The data revealed that 63 percent of the students are male, and the average age is 28.5. But some other findings were actually quite surprising. The average coding student, for instance, owes $29,900 in debt before enrolling in a coding school, almost half of that from student loans.
For Beryl, that was a strong sign that it’s not just the people who happen to have the money to pay for one of these bootcamps who are enrolling. Instead, it’s people looking for ways to increase their earning capacity or, as President Obama put it in his talk, book “a ticket into the middle class.”
Beryl sees all this as promising, particularly given the rate at which tech jobs are expected to grow over the next few years. Still, there are those, like Kristen Titus, founding director of the newly created NYC Tech Talent Pipeline, who say that anyone interested in enrolling in one of these bootcamps should do so with a healthy bit of skepticism.
Not all programs are created equal, she says.

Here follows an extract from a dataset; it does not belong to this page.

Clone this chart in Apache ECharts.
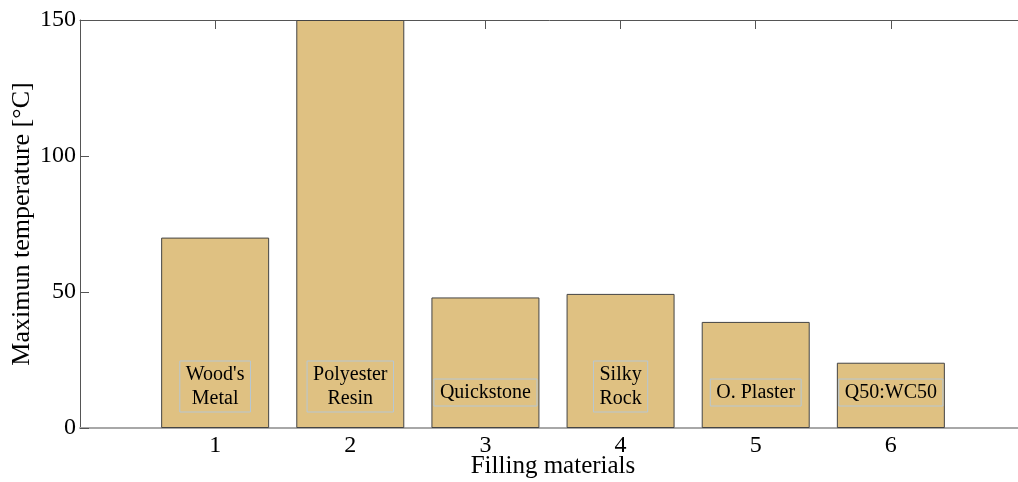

That’s one reason why the NYC Tech Talent Pipeline was created—to make sure people are getting a quality tech education that will actually lead to a quality job in tech. “I have reason to believe that not every bootcamp program puts emphasis on that second piece,” Titus says. “Many of the bootcamps and training providers we’ve seen have not been built with employers in mind.”
That said, Titus believes there are plenty of reputable schools out there for people interested in a career in tech, as long as people do their research first to find out where graduates from any given program are landing jobs, how soon after graduation they’re finding those jobs, and what the quality of those jobs are. “We have a lot of work to do to define who’s doing what well,” she says. “If we had a perfect solution we wouldn’t see the dearth we do today.”